5. Estabeleça uma meta clara para a conversa e negocie em boa-fé

🎯 Setor: Energia

Conversas difíceis sem objetivo tendem a virar acusações recíprocas. Heady recomenda definir o BATNA (melhor alternativa sem acordo) e entrar na negociação com propósito claro: aprender, expressar seu ponto de vista e buscar solução conjunta.

Exemplo: Durante a implantação de uma subestação de energia no Pará, o pleito sobre fundações extras estava travado. O gestor da EPCista iniciou a reunião dizendo: “Nossa meta aqui é validar tecnicamente a divergência e buscar uma solução dentro dos limites contratuais, antes de recorrer à mediação externa.” Com isso, estabeleceu um tom construtivo que resultou num acordo em três dias.

Essas cinco dicas mostram que negociar pleitos não é apenas um ato técnico ou jurídico, mas, acima de tudo, uma habilidade humana e relacional. Ao unir preparação técnica, empatia, escuta e clareza de propósito, as conversas difíceis tornam-se menos ameaçadoras e mais produtivas — mesmo nos ambientes desafiadores da construção industrial.

Conclusão

Negociar pleitos contratuais no setor de engenharia da construção industrial exige mais do que domínio técnico e jurídico. Exige, sobretudo, a capacidade de conduzir conversas difíceis com equilíbrio emocional (veja a imagem 2), escuta ativa e clareza de propósito. A leitura do livro Conversas Difíceis, somada à abordagem prática de Eugene Heady sobre a negociação de pleitos, reforça que os melhores resultados surgem quando há preparo, empatia e disposição para compreender a perspectiva do outro. A gestão de contratos em ambientes complexos, como mineração, energia, papel e celulose, óleo e gás e siderurgia, se beneficia enormemente dessas competências.

imagem 2 – Conversas difíceis em pleitos de construção (mapa mental)

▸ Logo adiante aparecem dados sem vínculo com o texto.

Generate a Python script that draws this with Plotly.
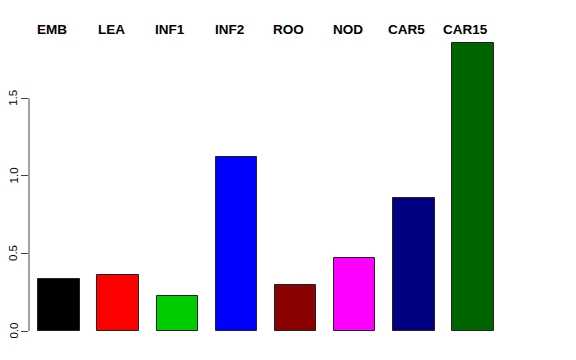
import plotly.graph_objects as go

categories = ["EMB", "LEA", "INF1", "INF2", "ROO", "NOD", "CAR5", "CAR15"]
values = [0.335, 0.361, 0.226, 1.123, 0.297, 0.471, 0.858, 1.858]
colors = ["#000000", "#FF0000", "#00CD00", "#0000FF", "#8B0000", "#FF00FF", "#000080", "#006400"]
ytick_vals = [0, 0.5, 1.0, 1.5]
ytick_text = ["0.0", "0.5", "1.0", "1.5"]

positions = list(range(len(categories)))

fig = go.Figure()
fig.add_trace(go.Bar(
    x=positions, y=values, width=0.70,
    marker=dict(color=colors, line=dict(color="#222222", width=1)),
    showlegend=False, hoverinfo="skip",
))

for p, name in zip(positions, categories):
    fig.add_annotation(x=p, y=0.968, xref="x", yref="paper", text="<b>" + name + "</b>",
                       showarrow=False, yanchor="middle", xanchor="center", xshift=-7,
                       font=dict(family="Liberation Sans, Arial, sans-serif", size=13.5, color="black"))

# y tick labels as rotated annotations
for v, t in zip(ytick_vals, ytick_text):
    fig.add_annotation(x=-0.031, y=v, xref="paper", yref="y", text=t, textangle=-90,
                       showarrow=False, xanchor="center", yanchor="middle",
                       font=dict(family="Liberation Sans, Arial, sans-serif", size=11.5, color="black"))

fig.add_shape(type="line", xref="paper", yref="y", x0=0, x1=0, y0=0, y1=1.5,
              line=dict(color="#444444", width=1))

fig.update_layout(
    width=568, height=352,
    margin=dict(l=21, r=50, t=12, b=29, autoexpand=False),
    plot_bgcolor="white", paper_bgcolor="white",
    bargap=0,
    xaxis=dict(range=[-0.507, 7.897], showgrid=False, zeroline=False, showline=False,
               showticklabels=False, ticks="", automargin=False),
    yaxis=dict(range=[0, 2.004], showgrid=False, zeroline=False, showline=False,
               tickmode="array", tickvals=ytick_vals, showticklabels=False,
               ticks="outside", ticklen=7, tickcolor="#444444", tickwidth=1,
               automargin=False),
)

fig.write_html("out.html")
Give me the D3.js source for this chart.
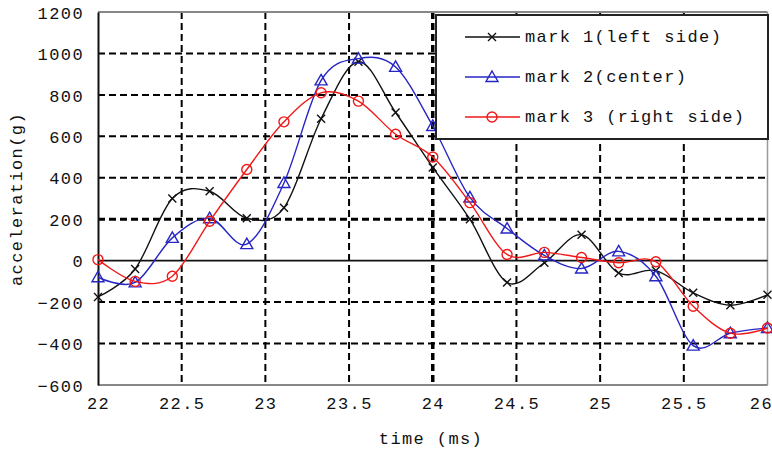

imagem 2 – conversas difíceis em pleitos

Ao aplicar esses princípios, o profissional de engenharia passa a atuar não apenas como executor de contratos, mas como mediador de interesses e facilitador de soluções. Isso fortalece relações, reduz litígios e gera ganhos em prazo, custo e reputação para todos os envolvidos. Incorporar essas práticas ao dia a dia dos contratos pode representar a diferença entre um conflito paralisante e uma solução construtiva.